[Set task]:
All the data should be repeated exactly. Any image in it is left out.

[Data extract]:
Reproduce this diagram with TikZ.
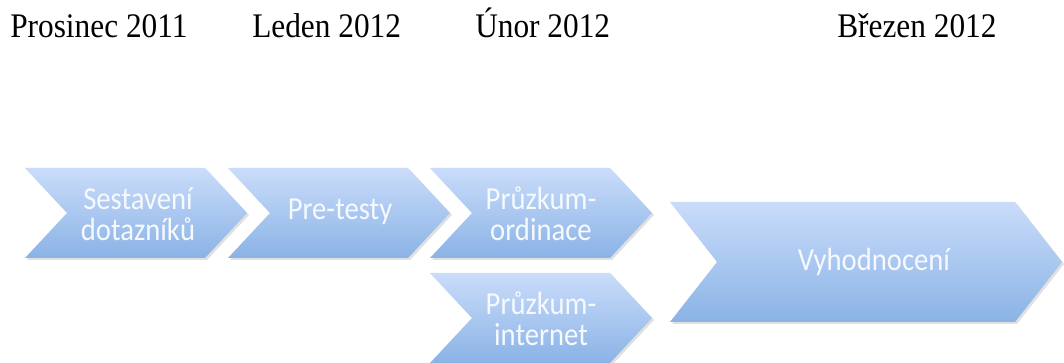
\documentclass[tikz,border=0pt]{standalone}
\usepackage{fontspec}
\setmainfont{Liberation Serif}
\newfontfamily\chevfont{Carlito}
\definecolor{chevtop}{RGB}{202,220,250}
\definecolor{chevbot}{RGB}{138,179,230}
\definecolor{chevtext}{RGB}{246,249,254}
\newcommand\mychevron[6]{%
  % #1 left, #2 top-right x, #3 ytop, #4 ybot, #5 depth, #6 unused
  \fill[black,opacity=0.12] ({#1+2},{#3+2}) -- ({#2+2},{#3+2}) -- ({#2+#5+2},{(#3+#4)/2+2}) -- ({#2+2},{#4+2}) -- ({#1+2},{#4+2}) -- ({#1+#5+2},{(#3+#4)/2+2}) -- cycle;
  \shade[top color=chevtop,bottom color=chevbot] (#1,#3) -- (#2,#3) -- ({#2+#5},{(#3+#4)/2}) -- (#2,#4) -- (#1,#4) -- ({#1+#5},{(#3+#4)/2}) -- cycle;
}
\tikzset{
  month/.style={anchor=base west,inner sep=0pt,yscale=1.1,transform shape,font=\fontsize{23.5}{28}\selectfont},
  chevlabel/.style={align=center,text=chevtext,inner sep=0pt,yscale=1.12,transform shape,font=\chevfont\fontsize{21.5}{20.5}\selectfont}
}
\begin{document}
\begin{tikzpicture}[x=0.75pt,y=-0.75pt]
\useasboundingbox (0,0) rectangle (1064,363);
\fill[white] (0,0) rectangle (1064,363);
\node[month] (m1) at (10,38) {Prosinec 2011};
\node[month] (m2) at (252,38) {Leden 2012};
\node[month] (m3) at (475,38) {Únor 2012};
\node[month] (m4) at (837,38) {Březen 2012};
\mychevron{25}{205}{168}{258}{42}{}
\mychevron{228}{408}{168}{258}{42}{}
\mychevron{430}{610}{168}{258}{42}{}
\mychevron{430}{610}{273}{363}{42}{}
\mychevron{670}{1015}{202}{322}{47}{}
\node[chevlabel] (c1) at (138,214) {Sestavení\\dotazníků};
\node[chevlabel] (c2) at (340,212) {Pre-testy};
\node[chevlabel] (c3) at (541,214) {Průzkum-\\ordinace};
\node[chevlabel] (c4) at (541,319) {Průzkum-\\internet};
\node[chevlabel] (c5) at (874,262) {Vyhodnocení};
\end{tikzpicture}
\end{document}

[Task response]:
Reproduce this diagram with TikZ.
\documentclass[tikz,border=0pt]{standalone}
\usepackage{fontspec}
\setmainfont{Liberation Serif}
\newfontfamily\chevfont{Carlito}
\definecolor{chevtop}{RGB}{202,220,250}
\definecolor{chevbot}{RGB}{138,179,230}
\definecolor{chevtext}{RGB}{246,249,254}
\newcommand\mychevron[6]{%
  % #1 left, #2 top-right x, #3 ytop, #4 ybot, #5 depth, #6 unused
  \fill[black,opacity=0.12] ({#1+2},{#3+2}) -- ({#2+2},{#3+2}) -- ({#2+#5+2},{(#3+#4)/2+2}) -- ({#2+2},{#4+2}) -- ({#1+2},{#4+2}) -- ({#1+#5+2},{(#3+#4)/2+2}) -- cycle;
  \shade[top color=chevtop,bottom color=chevbot] (#1,#3) -- (#2,#3) -- ({#2+#5},{(#3+#4)/2}) -- (#2,#4) -- (#1,#4) -- ({#1+#5},{(#3+#4)/2}) -- cycle;
}
\tikzset{
  month/.style={anchor=base west,inner sep=0pt,yscale=1.1,transform shape,font=\fontsize{23.5}{28}\selectfont},
  chevlabel/.style={align=center,text=chevtext,inner sep=0pt,yscale=1.12,transform shape,font=\chevfont\fontsize{21.5}{20.5}\selectfont}
}
\begin{document}
\begin{tikzpicture}[x=0.75pt,y=-0.75pt]
\useasboundingbox (0,0) rectangle (1064,363);
\fill[white] (0,0) rectangle (1064,363);
\node[month] (m1) at (10,38) {Prosinec 2011};
\node[month] (m2) at (252,38) {Leden 2012};
\node[month] (m3) at (475,38) {Únor 2012};
\node[month] (m4) at (837,38) {Březen 2012};
\mychevron{25}{205}{168}{258}{42}{}
\mychevron{228}{408}{168}{258}{42}{}
\mychevron{430}{610}{168}{258}{42}{}
\mychevron{430}{610}{273}{363}{42}{}
\mychevron{670}{1015}{202}{322}{47}{}
\node[chevlabel] (c1) at (138,214) {Sestavení\\dotazníků};
\node[chevlabel] (c2) at (340,212) {Pre-testy};
\node[chevlabel] (c3) at (541,214) {Průzkum-\\ordinace};
\node[chevlabel] (c4) at (541,319) {Průzkum-\\internet};
\node[chevlabel] (c5) at (874,262) {Vyhodnocení};
\end{tikzpicture}
\end{document}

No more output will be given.